SUPPLIED INFORMATION
===

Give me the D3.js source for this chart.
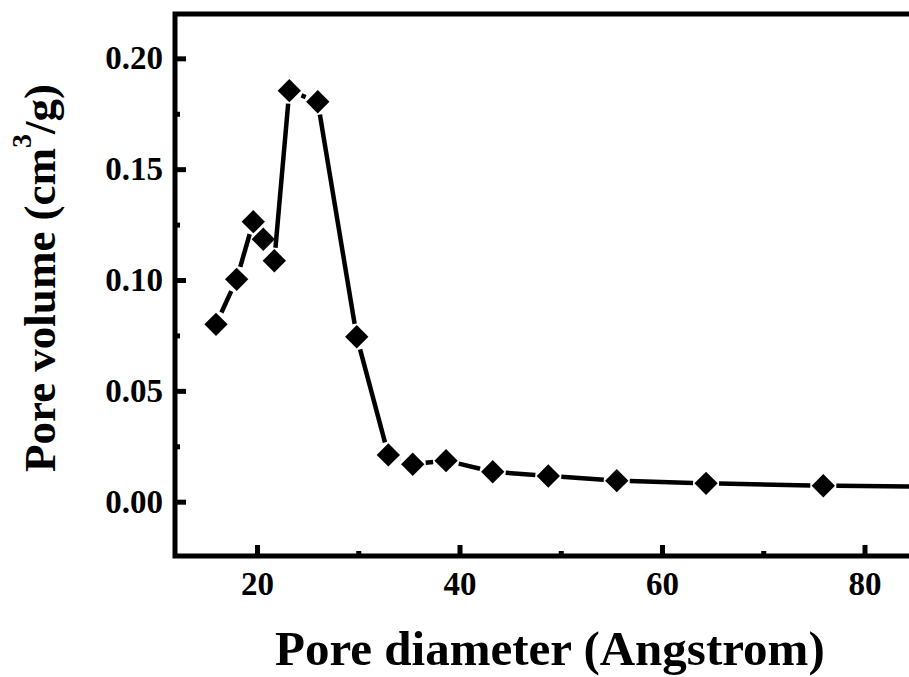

===

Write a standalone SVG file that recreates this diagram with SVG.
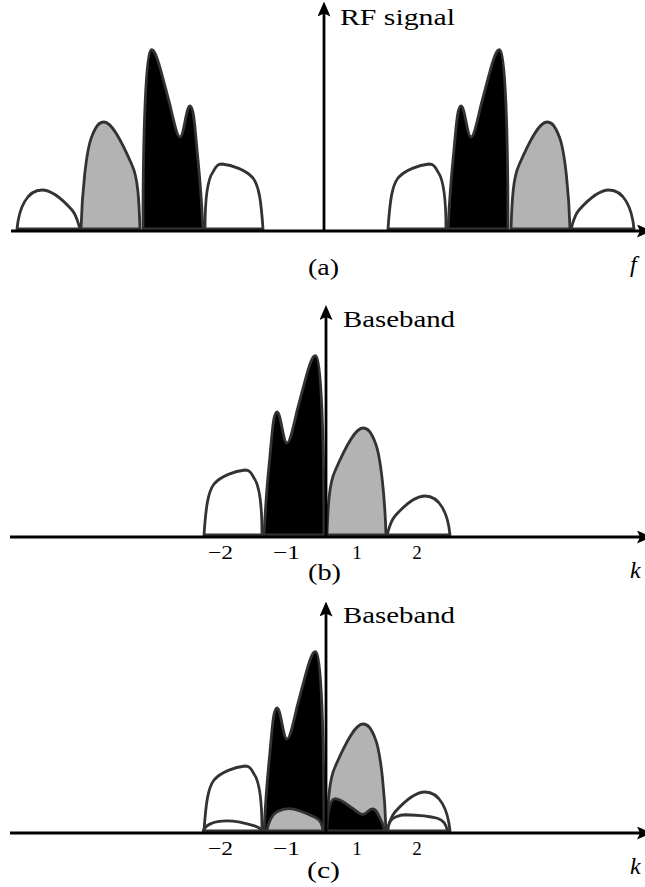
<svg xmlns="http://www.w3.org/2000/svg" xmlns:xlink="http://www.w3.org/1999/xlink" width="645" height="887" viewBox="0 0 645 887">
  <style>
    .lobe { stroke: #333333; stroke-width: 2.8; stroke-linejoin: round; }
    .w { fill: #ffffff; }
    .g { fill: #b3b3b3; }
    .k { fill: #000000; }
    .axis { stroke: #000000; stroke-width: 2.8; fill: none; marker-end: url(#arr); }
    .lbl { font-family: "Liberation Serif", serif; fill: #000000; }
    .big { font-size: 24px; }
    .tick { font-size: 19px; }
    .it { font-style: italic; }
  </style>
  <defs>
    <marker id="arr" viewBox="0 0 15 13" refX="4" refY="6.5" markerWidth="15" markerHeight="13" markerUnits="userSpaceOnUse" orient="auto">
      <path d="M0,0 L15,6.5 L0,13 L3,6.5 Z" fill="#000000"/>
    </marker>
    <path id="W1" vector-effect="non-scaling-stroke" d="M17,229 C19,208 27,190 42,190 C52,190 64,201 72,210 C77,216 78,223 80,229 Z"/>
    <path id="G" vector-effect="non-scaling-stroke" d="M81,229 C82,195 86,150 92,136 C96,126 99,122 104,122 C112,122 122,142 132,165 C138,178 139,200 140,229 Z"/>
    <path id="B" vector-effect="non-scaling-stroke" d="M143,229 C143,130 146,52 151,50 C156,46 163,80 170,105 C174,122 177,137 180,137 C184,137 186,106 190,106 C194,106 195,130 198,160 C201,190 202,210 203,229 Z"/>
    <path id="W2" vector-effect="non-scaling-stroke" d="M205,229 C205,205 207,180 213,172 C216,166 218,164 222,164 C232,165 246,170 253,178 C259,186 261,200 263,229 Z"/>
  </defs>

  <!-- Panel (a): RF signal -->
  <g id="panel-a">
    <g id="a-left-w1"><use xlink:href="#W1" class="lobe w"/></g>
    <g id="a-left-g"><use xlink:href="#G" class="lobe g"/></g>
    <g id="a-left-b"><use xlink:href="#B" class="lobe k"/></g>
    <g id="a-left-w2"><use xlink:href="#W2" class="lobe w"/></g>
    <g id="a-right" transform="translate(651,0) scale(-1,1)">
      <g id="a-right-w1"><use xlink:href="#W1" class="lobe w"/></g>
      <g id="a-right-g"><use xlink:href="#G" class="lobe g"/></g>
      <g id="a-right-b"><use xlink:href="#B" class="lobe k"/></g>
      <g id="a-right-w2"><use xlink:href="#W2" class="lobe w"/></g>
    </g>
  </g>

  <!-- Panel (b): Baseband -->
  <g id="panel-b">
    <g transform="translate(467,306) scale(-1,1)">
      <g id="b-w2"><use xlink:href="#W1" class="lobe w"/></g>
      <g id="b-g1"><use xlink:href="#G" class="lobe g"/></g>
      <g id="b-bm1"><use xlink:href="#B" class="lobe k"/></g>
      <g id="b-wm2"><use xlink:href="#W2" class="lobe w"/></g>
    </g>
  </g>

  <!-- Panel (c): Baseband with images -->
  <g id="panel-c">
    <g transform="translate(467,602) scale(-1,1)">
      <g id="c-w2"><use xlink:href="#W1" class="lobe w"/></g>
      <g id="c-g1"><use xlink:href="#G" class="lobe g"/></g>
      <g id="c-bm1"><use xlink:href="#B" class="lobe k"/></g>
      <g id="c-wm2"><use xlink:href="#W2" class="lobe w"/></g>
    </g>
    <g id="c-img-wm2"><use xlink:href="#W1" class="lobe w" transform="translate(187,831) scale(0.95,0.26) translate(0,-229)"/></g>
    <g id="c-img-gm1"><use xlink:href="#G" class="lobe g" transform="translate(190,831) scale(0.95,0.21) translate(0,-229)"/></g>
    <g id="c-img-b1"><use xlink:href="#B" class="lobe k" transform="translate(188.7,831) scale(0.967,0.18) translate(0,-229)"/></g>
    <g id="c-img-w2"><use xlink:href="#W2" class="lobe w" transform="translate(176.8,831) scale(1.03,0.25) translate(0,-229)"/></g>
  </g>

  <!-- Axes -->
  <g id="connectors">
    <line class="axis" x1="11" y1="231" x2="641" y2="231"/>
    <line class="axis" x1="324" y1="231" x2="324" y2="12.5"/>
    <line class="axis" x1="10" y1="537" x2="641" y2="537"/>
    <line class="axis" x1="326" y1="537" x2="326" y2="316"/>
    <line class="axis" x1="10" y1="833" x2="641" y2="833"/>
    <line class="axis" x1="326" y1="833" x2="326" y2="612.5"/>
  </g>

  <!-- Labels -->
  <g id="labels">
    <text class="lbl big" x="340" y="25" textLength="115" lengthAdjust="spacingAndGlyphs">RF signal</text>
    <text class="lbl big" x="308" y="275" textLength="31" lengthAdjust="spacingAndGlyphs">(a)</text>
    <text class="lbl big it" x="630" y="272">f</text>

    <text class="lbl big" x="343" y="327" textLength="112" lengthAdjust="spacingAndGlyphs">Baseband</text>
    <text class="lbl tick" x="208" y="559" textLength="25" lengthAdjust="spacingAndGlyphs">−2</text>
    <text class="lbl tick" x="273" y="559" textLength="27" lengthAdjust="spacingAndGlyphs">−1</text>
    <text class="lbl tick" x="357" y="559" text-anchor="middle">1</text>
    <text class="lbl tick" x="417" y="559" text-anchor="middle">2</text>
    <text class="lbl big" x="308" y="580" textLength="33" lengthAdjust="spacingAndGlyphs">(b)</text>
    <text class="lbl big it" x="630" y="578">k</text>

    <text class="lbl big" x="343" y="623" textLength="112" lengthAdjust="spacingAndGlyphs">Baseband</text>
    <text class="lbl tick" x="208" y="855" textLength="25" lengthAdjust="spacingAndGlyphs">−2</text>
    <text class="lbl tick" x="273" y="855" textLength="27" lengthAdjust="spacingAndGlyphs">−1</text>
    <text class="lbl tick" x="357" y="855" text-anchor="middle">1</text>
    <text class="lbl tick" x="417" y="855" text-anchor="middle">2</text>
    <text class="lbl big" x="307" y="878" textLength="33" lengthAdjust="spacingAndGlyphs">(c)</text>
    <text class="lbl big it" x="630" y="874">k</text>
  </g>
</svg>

===

TASK DESCRIPTION
Copy every line of the listing that contains the word "with".

SOLUTION
Write a standalone SVG file that recreates this diagram with SVG.
  <!-- Panel (c): Baseband with images -->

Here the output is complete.